In many respects the situation in Sheffield was unique. In Newcastle the Metro was well established by the time buses were deregulated, and while competition was damaging, it wasn't disasterous; in Manchester, Birmingham and Nottingham the major local bus companies were involved in the consortia which built and operated the tram systems; London was and is exempt from bus deregulation, leaving London Transport (now Transport for London) able to plan bus services complimentary to the light rail systems in Croydon and the Docklands. Supertram, however, bore the brunt of the bus companies' ability to compete for its passengers from day one. Passenger figures were far below expectations, and so, consequently, was revenue.

Following takeover of SYSL by Stagecoach, things have improved, with increased passenger loading and improved reliabilty.
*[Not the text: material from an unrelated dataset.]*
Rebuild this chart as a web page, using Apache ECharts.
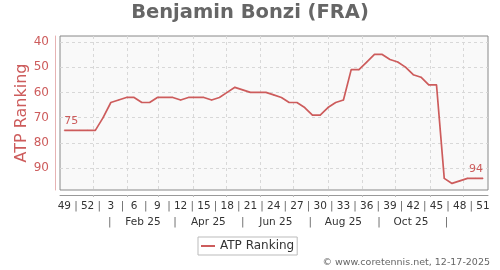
<!DOCTYPE html>
<html><head><meta charset="utf-8">
<script src="https://cdn.jsdelivr.net/npm/echarts@6/dist/echarts.min.js"></script>
<style>html,body{margin:0;padding:0;background:#fff}#c{width:500px;height:270px}</style>
</head><body><div id="c"></div>
<script>
const chartTitle = 'Benjamin Bonzi (FRA)';
const seriesName = 'ATP Ranking';
const credit = '\u00a9 www.coretennis.net, 12-17-2025';
const weeks = [49,50,51,52,1,2,3,4,5,6,7,8,9,10,11,12,13,14,15,16,17,18,19,20,21,22,23,24,25,26,27,28,29,30,31,32,33,34,35,36,37,38,39,40,41,42,43,44,45,46,47,48,49,50,51];
const ranks = [75,75,75,75,75,70,64,63,62,62,64,64,62,62,62,63,62,62,62,63,62,60,58,59,60,60,60,61,62,64,64,66,69,69,66,64,63,51,51,48,45,45,47,48,50,53,54,57,57,94,96,95,94,94,94];
const firstWeekDate = '2024-12-06';
const yTicks = [40,50,60,70,80,90];
const monthLabels = ['Feb 25','Apr 25','Jun 25','Aug 25','Oct 25'];
const monthLabelDates = ['2025-02-15','2025-04-15','2025-06-15','2025-08-15','2025-10-15'];
const monthSepDates = ['2025-01-16','2025-03-16','2025-05-16','2025-07-16','2025-09-16','2025-11-16'];
const monthStartDates = ['2025-01-01','2025-02-01','2025-03-01','2025-04-01','2025-05-01','2025-06-01','2025-07-01','2025-08-01','2025-09-01','2025-10-01','2025-11-01','2025-12-01'];

const DAY = 86400000;
const t = s => Date.parse(s + 'T00:00:00Z');
const t0 = t(firstWeekDate);
const weekTimes = weeks.map((w, i) => t0 + i * 7 * DAY);
const weekByTime = {};
weekTimes.forEach((tt, i) => { weekByTime[tt] = weeks[i]; });
const weekLabelTimes = weekTimes.filter((tt, i) => i % 3 === 0);
const weekSepTimes = weekLabelTimes.slice(0, -1).map(tt => tt + 10.5 * DAY);
const monthLabelTimes = monthLabelDates.map(t);
const monthLabelByTime = {};
monthLabelTimes.forEach((tt, i) => { monthLabelByTime[tt] = monthLabels[i]; });
const xMin = weekTimes[0] - 3.9 * DAY;
const xMax = weekTimes[weekTimes.length - 1] + 4.5 * DAY;
const RED = '#cd5c5c';
const FONT = 'DejaVu Sans';

const data = ranks.map((r, i) => {
  const d = { value: [weekTimes[i], r] };
  if (i === 0) d.label = { show: true, align: 'left' };
  if (i === ranks.length - 1) d.label = { show: true, align: 'right' };
  return d;
});

function xBase(extra) {
  return Object.assign({
    type: 'value', min: xMin, max: xMax, position: 'bottom', gridIndex: 0, scale: true,
    axisLine: { show: false }, axisTick: { show: false }, splitLine: { show: false }
  }, extra);
}

const chart = echarts.init(document.getElementById('c'), null, { renderer: 'canvas' });
chart.setOption({
  animation: false,
  backgroundColor: '#fff',
  textStyle: { fontFamily: FONT },
  title: { text: chartTitle, left: 'center', top: 3, padding: 0,
    textStyle: { fontFamily: FONT, fontSize: 19.5, fontWeight: 'bold', color: '#666' } },
  legend: { left: 198, top: 237, padding: [3, 3], borderColor: '#bbb', borderWidth: 1,
    itemWidth: 14, itemHeight: 2, icon: 'rect',
    textStyle: { fontFamily: FONT, fontSize: 12, color: '#333' }, data: [seriesName] },
  graphic: [{ type: 'text', right: 10, top: 258,
    style: { text: credit, fontFamily: FONT, fontSize: 9.5, fill: '#666' } }],
  grid: { left: 60, right: 12, top: 36, bottom: 80, show: true,
    backgroundColor: '#f9f9f9', borderColor: '#888', borderWidth: 1 },
  xAxis: [
    xBase({ offset: 5,
      axisLine: { show: true, lineStyle: { color: '#999' } },
      axisTick: { show: true, length: 2, customValues: monthStartDates.map(t), lineStyle: { color: '#bbb' } },
      splitLine: { show: true, lineStyle: { type: [3, 3], color: '#d8d8d8' } },
      axisLabel: { customValues: weekLabelTimes, margin: 6, fontSize: 10.5, color: '#333',
        formatter: v => String(weekByTime[v]) } }),
    xBase({ offset: 5,
      axisLabel: { customValues: weekSepTimes, margin: 6, fontSize: 10.5, color: '#666', formatter: () => '|' } }),
    xBase({ offset: 21,
      axisLabel: { customValues: monthLabelTimes, margin: 6, fontSize: 10.5, color: '#333',
        formatter: v => monthLabelByTime[v] } }),
    xBase({ offset: 21,
      axisLabel: { customValues: monthSepDates.map(t), margin: 6, fontSize: 10.5, color: '#666', formatter: () => '|' } })
  ],
  yAxis: {
    type: 'value', inverse: true, min: 37.7, max: 98.6, offset: 5,
    name: seriesName, nameLocation: 'middle', nameGap: 25, nameMoveOverlap: false,
    nameTextStyle: { fontFamily: FONT, fontSize: 16, color: RED },
    axisLine: { show: true, lineStyle: { color: '#e6b3b3' } },
    axisTick: { show: false, customValues: yTicks },
    axisLabel: { customValues: yTicks, color: RED, fontSize: 12, margin: 6 },
    splitLine: { show: true, lineStyle: { type: [3, 3], color: '#d8d8d8' } }
  },
  series: [{
    name: seriesName, type: 'line', xAxisIndex: 0, data: data,
    symbol: 'circle', symbolSize: 1, showSymbol: true,
    itemStyle: { color: RED }, lineStyle: { color: RED, width: 1.7 },
    label: { show: false, position: 'top', distance: 3, color: RED, fontSize: 11, fontFamily: FONT,
      formatter: p => String(p.value[1]) }
  }]
});
</script></body></html>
Also greater emphasis is now placed on integration in public transport in the UK as a whole, helped by the stabilisation and consolidation of the initially frantic bus service competition. The fully integrated transport network envisaged by the SYCC planners has yet to emerge, but through ticketting initiatives, developed both by SYPTE and the local bus companies, is a good first step

The future

Supertram in its current form was never intended to be the comlete extent of a light rail system in South Yorkshire. Extensions to the network have always been considered necessary for the sustained growth and regeneration of Sheffield and South Yorkshire. Recent plans have included extensions to Dore in the south west, Rotherham in the north, Hellaby in the east and Ranmore in the west. These plans have, however, been dropped and it is likely that future transport infrastructure investment in South Yorkshire will be in a bus-based system.